Merrett had no idea who had prepared the report; the information sent to her by the building society omitted all references to Babb.

But as Lord Justice May observed: 'Prudent professional employees will want to ensure that they are covered personally by their employer's insurance and may need to take steps to obtain personal insurance if that cover does not continue after their employment ends.'

This is a difficult area of law. For a variety of reasons claimants often seek a remedy in tort, even where they thought they had a contract to rely on. For example, in Whitehead's case, clients will have a contract with his employers. But if his employers 'disappear' like Babb's, the next stop may be a claim in tort against employees. Such claimants will have to show they were owed a duty of care.Where the loss they have suffered is physical damage or injury, that hurdle will be low. But the courts think long and hard before imposing a duty in tort where the loss is economic, which it usually will be in the case of professional advice.

The courts have considered whether a duty is owed in a wide range of relationships, making distilling general principles difficult. In Williams v Natural Life Health Foods (1998), a limited company that granted franchises in health food shops gave the claimant financial projections. When the claimant's franchised shop was not profitable, the claimant sued a director personally in tort, the company having been wound up. The House of Lords decided that the director did not owe a duty of care to the claimant.

By contrast, last year Pamela Phelps claimed tuition fees and loss of future earnings on the grounds that a psychologist employed by Hillingdon Borough Council in London owed her a duty of care which had been breached. The House of Lords allowed her appeal.
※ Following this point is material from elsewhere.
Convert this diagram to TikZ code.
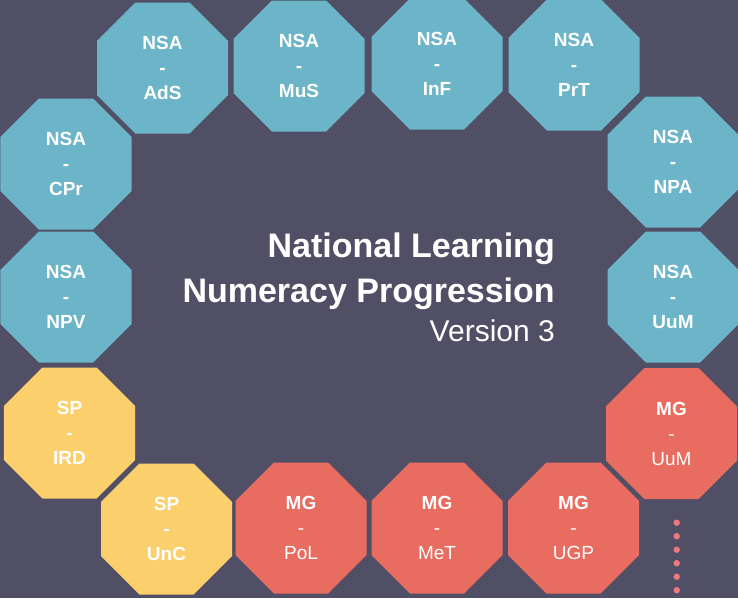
\documentclass[tikz,border=0pt]{standalone}
\usepackage{fontspec}
\setmainfont{Liberation Sans}
\usepackage{tikz}
\usetikzlibrary{shapes.geometric}

\definecolor{bgcol}{HTML}{514F66}
\definecolor{nsacol}{HTML}{6CB4C8}
\definecolor{spcol}{HTML}{FBCF6B}
\definecolor{mgcol}{HTML}{E86C60}
\definecolor{dotcol}{HTML}{EE7A80}

\begin{document}
\begin{tikzpicture}[x=1pt,y=-1pt]

\tikzset{oct/.style = {shape=regular polygon,regular polygon sides=8,minimum size=141.8pt,inner sep=0pt,text=white,align=center}}
\tikzset{nsa/.style = {oct,fill=nsacol,font=\fontsize{19}{25}\selectfont\bfseries}}
\tikzset{sp/.style = {oct,fill=spcol,font=\fontsize{19}{25}\selectfont\bfseries}}
\tikzset{mg/.style = {oct,fill=mgcol,font=\fontsize{19}{25}\selectfont}}
\tikzset{title/.style = {text=white,anchor=base east,inner sep=0pt}}

\fill[bgcol] (0,0) rectangle (738,598);
\useasboundingbox (0,0) rectangle (738,598);

%number and algebra
\node[nsa] (ads) at (162.5,68) {NSA\\-\\AdS};
\node[nsa] (mus) at (299,66) {NSA\\-\\MuS};
\node[nsa] (inf) at (437,64) {NSA\\-\\InF};
\node[nsa] (prt) at (574,65) {NSA\\-\\PrT};
\node[nsa] (cpr) at (66,164) {NSA\\-\\CPr};
\node[nsa] (npv) at (66,297) {NSA\\-\\NPV};
\node[nsa] (npa) at (673,162) {NSA\\-\\NPA};
\node[nsa] (uumn) at (673,297) {NSA\\-\\UuM};
%statistics and probability
\node[sp] (ird) at (69.5,433) {SP\\-\\IRD};
\node[sp] (unc) at (166.5,529) {SP\\-\\UnC};
%measurement and geometry
\node[mg] (pol) at (301,528) {\textbf{MG}\\-\\PoL};
\node[mg] (met) at (437,528) {\textbf{MG}\\-\\MeT};
\node[mg] (ugp) at (573.5,528) {\textbf{MG}\\-\\UGP};
\node[mg] (uumm) at (671.5,433.5) {\textbf{MG}\\-\\UuM};

%title
\node[title,font=\fontsize{34}{34}\selectfont\bfseries] (t1) at (555,257) {National Learning};
\node[title,font=\fontsize{34}{34}\selectfont\bfseries] (t2) at (555,302) {Numeracy Progression};
\node[title,font=\fontsize{30}{30}\selectfont] (t3) at (555,341) {Version 3};

%dots
\foreach \i in {0,...,5}
  \fill[dotcol] (676.7,522.7+13.5*\i) circle (3.2);

\end{tikzpicture}
\end{document}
Babb's case is one of a strand of cases relating to surveyors carrying out valuations. The usual contractual position is that surveyors are employed to value property for mortgage providers. But often those valuations are relied on by purchasers, and surveyors have been found to owe purchasers (with whom they have no contract) a duty of care. Important factors include that the valuer knew the purchaser was ultimately paying their fee, knew the valuation would be relied on by the purchaser in deciding whether to buy, and knew the purchaser might suffer loss if the valuation was done carelessly.

Babb's case came within those circumstances.

There is no simple answer as to whether in particular circumstances the court will find a duty of care was owed. Each case turns on its facts. In Smith v Bush, a surveyor case, Lord Griffiths reserved his position as to whether the conclusion that a duty was owed would have been reached had the valuation been of industrial property or an expensive house. In Merrett, Lord Justice May said that to expect a single short abstract formulation was 'reaching for the moon'.

Employers will usually be liable for their employees' actions, and provided the employer is insured, claimants will aim for the party with insurance. Potential difficulties arise when the employer's protection fails, and an employee has given advice in circumstances similar to those identified as important in the surveyor cases.

Protection for Whitehead does not necessarily lie in avoiding using his own name. He is better off concentrating on not going wrong in the first place, while keeping a wary eye on what insurance he is covered by.